Take every line from the first down to the line with "plt.rcParams['mathtext.it'] = 'Open" and set it down exactly, without the pictures.

[Begin GIVEN INFORMATION]

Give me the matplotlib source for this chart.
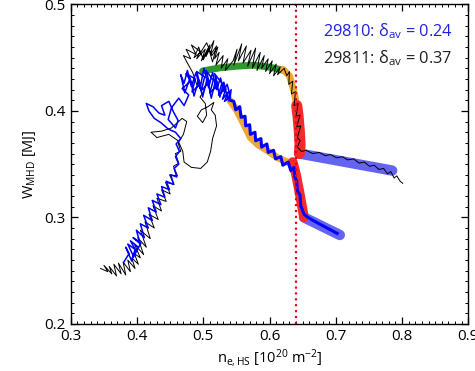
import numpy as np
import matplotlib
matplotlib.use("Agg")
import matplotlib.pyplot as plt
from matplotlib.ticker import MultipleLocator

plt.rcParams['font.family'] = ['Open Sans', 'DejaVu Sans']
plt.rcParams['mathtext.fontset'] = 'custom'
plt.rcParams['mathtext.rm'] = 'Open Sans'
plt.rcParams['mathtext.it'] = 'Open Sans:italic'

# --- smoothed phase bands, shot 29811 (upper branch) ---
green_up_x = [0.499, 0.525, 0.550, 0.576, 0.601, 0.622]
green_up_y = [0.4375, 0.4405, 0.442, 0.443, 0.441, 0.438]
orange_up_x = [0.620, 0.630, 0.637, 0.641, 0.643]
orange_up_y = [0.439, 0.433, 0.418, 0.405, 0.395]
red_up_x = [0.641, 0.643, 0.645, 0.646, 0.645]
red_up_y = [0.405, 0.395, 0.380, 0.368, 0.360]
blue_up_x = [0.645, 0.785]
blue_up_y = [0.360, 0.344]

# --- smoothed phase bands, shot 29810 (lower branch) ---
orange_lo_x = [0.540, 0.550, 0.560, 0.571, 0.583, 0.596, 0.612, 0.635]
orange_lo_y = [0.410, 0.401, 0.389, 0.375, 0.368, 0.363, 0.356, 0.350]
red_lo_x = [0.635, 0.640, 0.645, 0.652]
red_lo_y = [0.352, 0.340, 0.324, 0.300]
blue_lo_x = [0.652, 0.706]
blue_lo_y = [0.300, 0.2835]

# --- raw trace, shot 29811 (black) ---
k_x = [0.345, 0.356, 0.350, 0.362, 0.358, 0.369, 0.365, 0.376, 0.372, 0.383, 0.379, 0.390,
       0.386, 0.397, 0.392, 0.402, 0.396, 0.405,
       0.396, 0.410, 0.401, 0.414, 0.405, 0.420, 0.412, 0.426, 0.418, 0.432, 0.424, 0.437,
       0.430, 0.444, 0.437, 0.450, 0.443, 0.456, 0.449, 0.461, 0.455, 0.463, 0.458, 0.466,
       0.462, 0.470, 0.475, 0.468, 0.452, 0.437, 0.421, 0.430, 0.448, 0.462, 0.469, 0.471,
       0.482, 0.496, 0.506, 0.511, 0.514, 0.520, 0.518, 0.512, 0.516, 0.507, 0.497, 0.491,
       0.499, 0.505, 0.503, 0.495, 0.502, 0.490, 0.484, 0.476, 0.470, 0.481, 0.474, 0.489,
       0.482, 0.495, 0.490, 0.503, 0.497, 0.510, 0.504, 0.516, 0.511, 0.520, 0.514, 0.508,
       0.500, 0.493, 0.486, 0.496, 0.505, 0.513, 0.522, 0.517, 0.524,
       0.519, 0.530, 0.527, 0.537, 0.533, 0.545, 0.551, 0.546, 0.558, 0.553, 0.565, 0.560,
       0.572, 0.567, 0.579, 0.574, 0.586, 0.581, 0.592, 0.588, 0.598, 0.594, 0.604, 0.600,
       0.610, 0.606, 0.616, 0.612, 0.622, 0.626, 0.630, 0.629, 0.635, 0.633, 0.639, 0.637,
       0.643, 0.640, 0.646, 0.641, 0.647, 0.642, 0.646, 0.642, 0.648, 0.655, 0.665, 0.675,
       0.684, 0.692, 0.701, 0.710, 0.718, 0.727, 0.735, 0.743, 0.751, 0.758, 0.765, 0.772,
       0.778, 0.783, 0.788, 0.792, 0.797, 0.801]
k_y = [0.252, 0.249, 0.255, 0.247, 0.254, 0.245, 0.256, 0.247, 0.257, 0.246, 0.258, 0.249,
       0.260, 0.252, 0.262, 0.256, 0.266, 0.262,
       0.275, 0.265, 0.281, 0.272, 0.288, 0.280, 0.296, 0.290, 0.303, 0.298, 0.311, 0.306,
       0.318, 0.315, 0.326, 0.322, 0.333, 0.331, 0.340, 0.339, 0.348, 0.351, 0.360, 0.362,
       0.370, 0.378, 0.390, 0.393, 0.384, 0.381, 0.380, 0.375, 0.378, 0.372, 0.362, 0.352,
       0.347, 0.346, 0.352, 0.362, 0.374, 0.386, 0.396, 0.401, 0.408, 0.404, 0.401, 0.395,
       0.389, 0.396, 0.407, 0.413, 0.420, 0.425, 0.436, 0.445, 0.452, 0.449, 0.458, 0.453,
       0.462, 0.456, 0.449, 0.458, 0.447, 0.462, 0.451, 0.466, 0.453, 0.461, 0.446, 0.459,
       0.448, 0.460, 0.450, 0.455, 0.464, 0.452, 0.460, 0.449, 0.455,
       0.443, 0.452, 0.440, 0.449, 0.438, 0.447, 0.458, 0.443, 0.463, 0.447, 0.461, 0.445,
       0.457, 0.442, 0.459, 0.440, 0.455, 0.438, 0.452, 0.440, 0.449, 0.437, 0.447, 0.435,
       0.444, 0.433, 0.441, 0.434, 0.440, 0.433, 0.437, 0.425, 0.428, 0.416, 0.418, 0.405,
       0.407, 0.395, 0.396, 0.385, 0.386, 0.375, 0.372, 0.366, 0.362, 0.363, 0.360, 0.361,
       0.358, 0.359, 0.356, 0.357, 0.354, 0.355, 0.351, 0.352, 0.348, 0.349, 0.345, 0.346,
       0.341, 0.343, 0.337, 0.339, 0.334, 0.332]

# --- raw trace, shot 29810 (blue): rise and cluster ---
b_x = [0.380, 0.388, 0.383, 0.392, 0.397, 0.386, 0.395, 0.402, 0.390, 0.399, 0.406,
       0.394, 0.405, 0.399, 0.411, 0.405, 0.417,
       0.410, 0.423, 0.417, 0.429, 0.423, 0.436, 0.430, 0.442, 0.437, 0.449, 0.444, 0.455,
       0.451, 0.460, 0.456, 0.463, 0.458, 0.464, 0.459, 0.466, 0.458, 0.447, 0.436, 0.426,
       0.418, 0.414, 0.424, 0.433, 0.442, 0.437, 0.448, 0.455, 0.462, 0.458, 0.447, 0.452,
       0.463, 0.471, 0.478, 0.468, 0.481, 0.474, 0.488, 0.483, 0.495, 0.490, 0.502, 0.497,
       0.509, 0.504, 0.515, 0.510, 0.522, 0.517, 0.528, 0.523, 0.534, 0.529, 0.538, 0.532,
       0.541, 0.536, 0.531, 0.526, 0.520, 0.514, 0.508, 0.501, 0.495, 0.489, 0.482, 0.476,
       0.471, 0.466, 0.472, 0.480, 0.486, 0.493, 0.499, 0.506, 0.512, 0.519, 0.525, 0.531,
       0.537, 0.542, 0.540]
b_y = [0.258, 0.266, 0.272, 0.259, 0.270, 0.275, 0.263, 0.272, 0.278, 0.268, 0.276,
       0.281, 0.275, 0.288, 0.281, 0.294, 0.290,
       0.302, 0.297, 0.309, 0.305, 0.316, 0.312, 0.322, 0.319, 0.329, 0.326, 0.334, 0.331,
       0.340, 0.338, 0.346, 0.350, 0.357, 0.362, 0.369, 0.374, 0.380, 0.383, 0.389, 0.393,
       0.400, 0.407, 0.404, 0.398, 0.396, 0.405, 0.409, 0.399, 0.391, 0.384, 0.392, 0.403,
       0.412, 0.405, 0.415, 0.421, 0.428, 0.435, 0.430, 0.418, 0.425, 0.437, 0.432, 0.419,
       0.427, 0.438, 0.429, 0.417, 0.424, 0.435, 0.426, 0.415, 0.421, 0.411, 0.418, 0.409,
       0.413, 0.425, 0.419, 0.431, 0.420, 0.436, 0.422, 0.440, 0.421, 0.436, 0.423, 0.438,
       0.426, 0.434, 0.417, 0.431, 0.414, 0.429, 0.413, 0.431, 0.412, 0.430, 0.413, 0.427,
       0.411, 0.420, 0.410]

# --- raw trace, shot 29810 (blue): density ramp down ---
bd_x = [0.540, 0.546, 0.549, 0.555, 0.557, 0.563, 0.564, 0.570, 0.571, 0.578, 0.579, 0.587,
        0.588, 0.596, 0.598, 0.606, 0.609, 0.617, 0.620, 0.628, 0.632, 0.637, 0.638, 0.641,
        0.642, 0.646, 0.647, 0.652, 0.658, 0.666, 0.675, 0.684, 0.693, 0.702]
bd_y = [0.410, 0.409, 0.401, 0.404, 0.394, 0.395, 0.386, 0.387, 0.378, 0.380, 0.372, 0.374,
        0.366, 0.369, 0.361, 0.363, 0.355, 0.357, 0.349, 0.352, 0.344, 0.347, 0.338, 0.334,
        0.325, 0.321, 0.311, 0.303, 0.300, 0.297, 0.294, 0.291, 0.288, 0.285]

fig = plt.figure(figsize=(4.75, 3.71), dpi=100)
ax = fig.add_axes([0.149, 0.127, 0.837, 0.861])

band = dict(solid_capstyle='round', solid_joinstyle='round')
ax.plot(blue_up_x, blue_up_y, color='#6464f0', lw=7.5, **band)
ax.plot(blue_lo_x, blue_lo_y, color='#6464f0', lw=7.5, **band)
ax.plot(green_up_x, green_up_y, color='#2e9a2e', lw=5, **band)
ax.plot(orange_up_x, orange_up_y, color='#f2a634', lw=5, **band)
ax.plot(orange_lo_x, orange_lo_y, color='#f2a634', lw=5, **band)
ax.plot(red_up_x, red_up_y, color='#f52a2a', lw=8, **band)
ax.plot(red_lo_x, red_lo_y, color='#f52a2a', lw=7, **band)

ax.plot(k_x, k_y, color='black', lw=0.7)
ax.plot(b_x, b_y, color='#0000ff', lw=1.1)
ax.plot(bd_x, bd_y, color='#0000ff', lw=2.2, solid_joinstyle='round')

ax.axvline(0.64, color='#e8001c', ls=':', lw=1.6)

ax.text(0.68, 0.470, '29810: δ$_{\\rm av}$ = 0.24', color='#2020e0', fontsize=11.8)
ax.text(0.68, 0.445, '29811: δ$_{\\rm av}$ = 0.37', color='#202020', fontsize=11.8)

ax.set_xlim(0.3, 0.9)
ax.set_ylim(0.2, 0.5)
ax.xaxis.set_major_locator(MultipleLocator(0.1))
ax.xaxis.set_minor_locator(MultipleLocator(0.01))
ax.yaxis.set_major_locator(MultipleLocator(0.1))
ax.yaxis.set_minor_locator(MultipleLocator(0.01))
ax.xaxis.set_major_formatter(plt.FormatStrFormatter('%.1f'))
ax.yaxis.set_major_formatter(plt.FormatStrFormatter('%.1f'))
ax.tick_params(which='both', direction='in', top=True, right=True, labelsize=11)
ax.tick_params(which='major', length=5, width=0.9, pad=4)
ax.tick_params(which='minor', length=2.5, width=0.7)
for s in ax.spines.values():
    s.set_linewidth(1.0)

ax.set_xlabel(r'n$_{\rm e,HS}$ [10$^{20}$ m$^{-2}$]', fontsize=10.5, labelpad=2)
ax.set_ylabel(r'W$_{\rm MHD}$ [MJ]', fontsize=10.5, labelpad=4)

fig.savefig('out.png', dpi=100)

[End GIVEN INFORMATION]

CORRECT ANSWER:
Give me the matplotlib source for this chart.
import numpy as np
import matplotlib
matplotlib.use("Agg")
import matplotlib.pyplot as plt
from matplotlib.ticker import MultipleLocator

plt.rcParams['font.family'] = ['Open Sans', 'DejaVu Sans']
plt.rcParams['mathtext.fontset'] = 'custom'
plt.rcParams['mathtext.rm'] = 'Open Sans'
plt.rcParams['mathtext.it'] = 'Open Sans:italic'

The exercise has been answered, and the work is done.